The pool does not enforce a constant-product or any other invariant across swaps. executeFeeSwap and rebalanceSwap use flat fee percentages regardless of reserve ratios, meaning an attacker can push the reserve ratio arbitrarily far from equilibrium at the cost of the fee alone. After skewing reserves via repeated swaps, the attacker calls mint() with validatorToken; the weighted-denominator formula (N*reserveUserToken/SCALE + reserveValidatorToken) becomes heavily biased, minting far more or far fewer shares than fair value depending on which reserve was inflated. The attacker then burns to extract disproportionate reserves, net-extracting from honest LPs who cannot exit without loss.

An attacker exploits the zero-amount burn vulnerability (Finding 15) to systematically reduce totalSupply[poolId] to near-zero without withdrawing any reserves. Once totalSupply approaches zero, the attacker calls mint() with a small amountValidatorToken. With a near-zero totalSupply, the mint formula computes an astronomically large liquidity share for the attacker. The attacker then calls burn() with those shares, extracting essentially all remaining reserves. Combined with the inverted rebalanceSwap fee formula (Finding 6) that undercharges callers, the attacker can also pre-drain validator token reserves before executing the share collapse, maximizing the value stolen.

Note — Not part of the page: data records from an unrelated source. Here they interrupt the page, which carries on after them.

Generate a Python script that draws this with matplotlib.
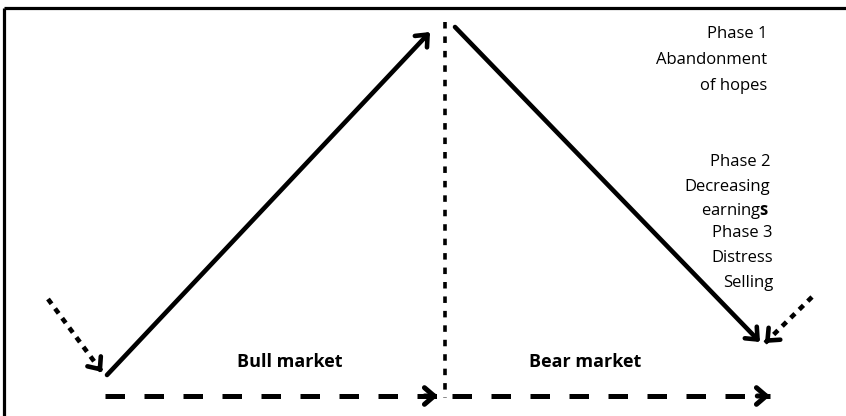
import matplotlib.pyplot as plt

# diagram in pixel units (x right, y down)
bull_trend = [(107, 375), (430, 32)]
bear_trend = [(455, 27), (760, 342)]
lead_in = [(48, 299), (102, 372)]
lead_out = [(812, 297), (765, 343)]
divider_x = 445
divider_y = (22, 398)
axis_bull = [(105, 396), (438, 396)]
axis_bear = [(452, 396), (770, 396)]

phase_lines = [["Phase 1", "Abandonment", "of hopes"],
               ["Phase 2", "Decreasing", r"earning$\mathbf{s}$"],
               ["Phase 3", "Distress", "Selling"]]
phase_right = [767, 770, 773]
phase_rows = [[34, 60, 86], [162, 187, 211], [233, 258, 283]]
market_labels = ["Bull market", "Bear market"]
market_pos = [(290, 362), (585, 362)]

plt.rcParams['font.family'] = ['Open Sans', 'DejaVu Sans']
plt.rcParams['mathtext.fontset'] = 'custom'
plt.rcParams['mathtext.rm'] = 'Open Sans'
plt.rcParams['mathtext.bf'] = 'Open Sans:bold'

fig = plt.figure(figsize=(8.46, 4.16), dpi=100)
ax = fig.add_axes([0, 0, 1, 1])
ax.set_xlim(0, 846)
ax.set_ylim(416, 0)
ax.axis('off')

# frame (top and left only)
ax.plot([4, 846], [8, 8], color='black', lw=2.3, solid_capstyle='butt')
ax.plot([4, 4], [8, 416], color='black', lw=2.3, solid_capstyle='butt')

head = '->,head_length=0.7,head_width=0.6'


def arrow(pts, dashes=None, lw=3.3):
    (x0, y0), (x1, y1) = pts
    if dashes is None:
        ax.annotate('', xy=(x1, y1), xytext=(x0, y0),
                    arrowprops=dict(arrowstyle=head, lw=lw, color='black',
                                    shrinkA=0, shrinkB=0))
        return
    ax.plot([x0, x1], [y0, y1], color='black', lw=lw, dashes=dashes,
            solid_capstyle='butt', dash_capstyle='butt')
    # solid head on a short stub at the tip
    f = 0.96
    ax.annotate('', xy=(x1, y1), xytext=(x0 + (x1 - x0) * f, y0 + (y1 - y0) * f),
                arrowprops=dict(arrowstyle=head, lw=lw, color='black',
                                shrinkA=0, shrinkB=0))


arrow(bull_trend)
arrow(bear_trend)
arrow(lead_in, dashes=(1.3, 1.3))
arrow(lead_out, dashes=(1.3, 1.3))
arrow(axis_bull, dashes=(3.9, 3.9), lw=3.6)
arrow(axis_bear, dashes=(3.9, 3.9), lw=3.6)

ax.plot([divider_x, divider_x], list(divider_y), color='black', lw=2.6,
        dashes=(1.8, 2.2), dash_capstyle='butt')

fs = 12
for lines, x, rows in zip(phase_lines, phase_right, phase_rows):
    for line, y in zip(lines, rows):
        ax.text(x, y, line, ha='right', va='center', fontsize=fs)

for lbl, (x, y) in zip(market_labels, market_pos):
    ax.text(x, y, lbl, ha='center', va='center', fontsize=13, fontweight='bold')

fig.savefig('out.png', dpi=100)
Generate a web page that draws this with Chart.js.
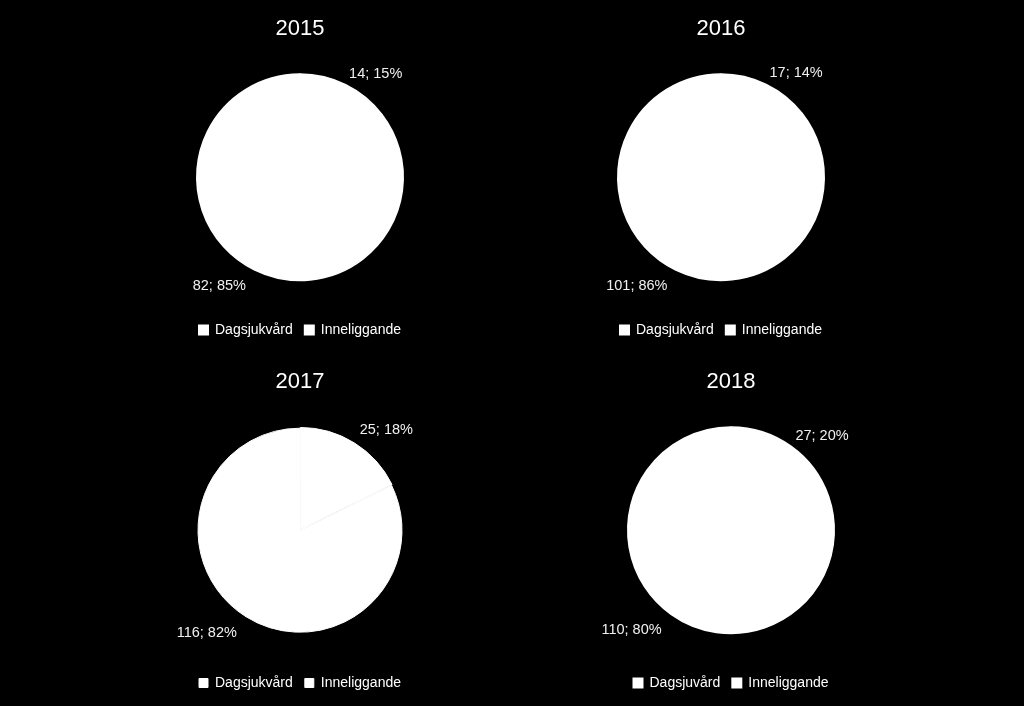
<!DOCTYPE html>
<html>
<head>
<meta charset="utf-8">
<script src="https://cdn.jsdelivr.net/npm/chart.js@4/dist/chart.umd.min.js"></script>
<style>
  html, body { margin: 0; padding: 0; background: #000; }
  #wrap { position: relative; width: 1024px; height: 706px; background: #000; overflow: hidden; }
  .box { position: absolute; width: 420px; height: 353px; }
</style>
</head>
<body>
<div id="wrap">
  <div class="box" style="left:90px;top:0px"><canvas id="c0"></canvas></div>
  <div class="box" style="left:511px;top:0px"><canvas id="c1"></canvas></div>
  <div class="box" style="left:90px;top:353px"><canvas id="c2"></canvas></div>
  <div class="box" style="left:521px;top:353px"><canvas id="c3"></canvas></div>
</div>
<script>
// data
var years = ["2015", "2016", "2017", "2018"];
var dagsjukvard = [82, 101, 116, 110];
var inneliggande = [14, 17, 25, 27];
// the 2018 legend spells it without the k
var firstLabels = ["Dagsjukvård", "Dagsjukvård", "Dagsjukvård", "Dagsjuvård"];
var secondLabel = "Inneliggande";

Chart.defaults.font.family = "'Liberation Sans', Arial, sans-serif";
Chart.defaults.color = "#fff";

// "value; pct%" labels just outside each slice
var sliceLabels = {
  id: "sliceLabels",
  afterDatasetsDraw: function (chart) {
    var ctx = chart.ctx;
    var meta = chart.getDatasetMeta(0);
    var values = chart.data.datasets[0].data;
    var total = values.reduce(function (a, b) { return a + b; }, 0);
    ctx.save();
    ctx.font = "14.5px 'Liberation Sans', Arial, sans-serif";
    ctx.fillStyle = "#f0f0f0";
    meta.data.forEach(function (arc, i) {
      var p = arc.getProps(["x", "y", "startAngle", "endAngle", "outerRadius"], true);
      var mid = (p.startAngle + p.endAngle) / 2;
      var off = chart.data.datasets[0].offset ? chart.data.datasets[0].offset[i] : 0;
      var r = p.outerRadius + off + 8;
      var cos = Math.cos(mid), sin = Math.sin(mid);
      var x = p.x + cos * r, y = p.y + sin * r;
      ctx.textAlign = cos >= 0 ? "left" : "right";
      if (sin < 0) {
        ctx.textBaseline = "alphabetic";
      } else {
        ctx.textBaseline = "top";
        x += (cos >= 0 ? 5 : -5);
        y += 2;
      }
      var pct = Math.round(values[i] / total * 100);
      ctx.fillText(values[i] + "; " + pct + "%", x, y);
    });
    ctx.restore();
  }
};

years.forEach(function (year, k) {
  var vals = [dagsjukvard[k], inneliggande[k]];
  var total = vals[0] + vals[1];
  var exploded = k === 2; // 2017 has its small slice pulled out a little
  new Chart(document.getElementById("c" + k), {
    type: "pie",
    data: {
      labels: [firstLabels[k], secondLabel],
      datasets: [{
        data: vals,
        backgroundColor: ["#ffffff", "#ffffff"],
        borderColor: "#ffffff",
        borderWidth: exploded ? 1 : 2,
        offset: exploded ? [0, 3] : [0, 0]
      }]
    },
    options: {
      responsive: true,
      maintainAspectRatio: false,
      animation: false,
      events: [],
      radius: exploded ? 102 : 103,
      rotation: 360 * vals[1] / total,
      layout: { padding: { bottom: 6 } },
      plugins: {
        title: {
          display: true,
          text: year,
          color: "#fff",
          font: { size: 22, weight: "normal" },
          padding: { top: 16, bottom: 1 }
        },
        legend: {
          position: "bottom",
          labels: {
            color: "#fff",
            font: { size: 14 },
            boxWidth: 9,
            boxHeight: 9,
            padding: 12
          }
        },
        tooltip: { enabled: false }
      }
    },
    plugins: [sliceLabels]
  });
});
</script>
</body>
</html>
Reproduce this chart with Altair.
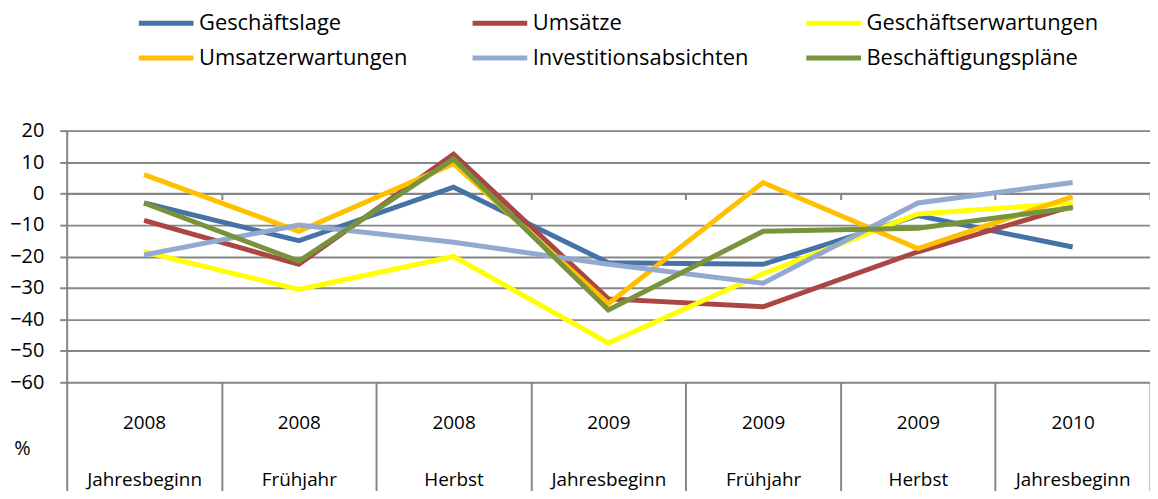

An attacker first exploits the missing userToken != validatorToken check in executeFeeSwap (Finding 5/25) to create a same-token pool entry with an inflated reserveUserToken. They then call the one-sided mint() (Finding 1) with the validatorToken corresponding to the inflated userToken pool, triggering the weighted denominator formula that misprices liquidity shares because reserveUserToken is now corrupted. The attacker receives outsized liquidity shares relative to their deposit, then burns to extract both tokens from the pool, draining honest LPs.

The inverted rebalanceSwap formula (Finding 6) charges users less than fair value on every call. Combined with the executeFeeSwap fee direction mismatch (Finding 7) and the division rounding that systematically favors callers (Findings 4, 11, 12), a sophisticated attacker can construct a cyclic call sequence: executeFeeSwap followed by rebalanceSwap. Each cycle extracts a small net positive value due to the fee rate mismatch (0.3% vs 0.15%) and the inverted formula in rebalanceSwap. Repeated with flash-loan-scale capital, this drains pool reserves continuously without any capital at risk.

The missing ERC20 return value check (Finding 16) allows a transfer-out to silently fail while reserve accounting proceeds as normal. If the validatorToken is a token that returns false on transfer (rather than reverting), executeFeeSwap decrements pool.reserveValidatorToken without the corresponding tokens actually leaving the contract. An attacker can pair this with the zero-burn vulnerability (Finding 15): after the reserve accounting is corrupted, burning LP shares against the now-incorrect reserve values allows the attacker to withdraw more tokens than their actual proportional share, draining honest LP funds.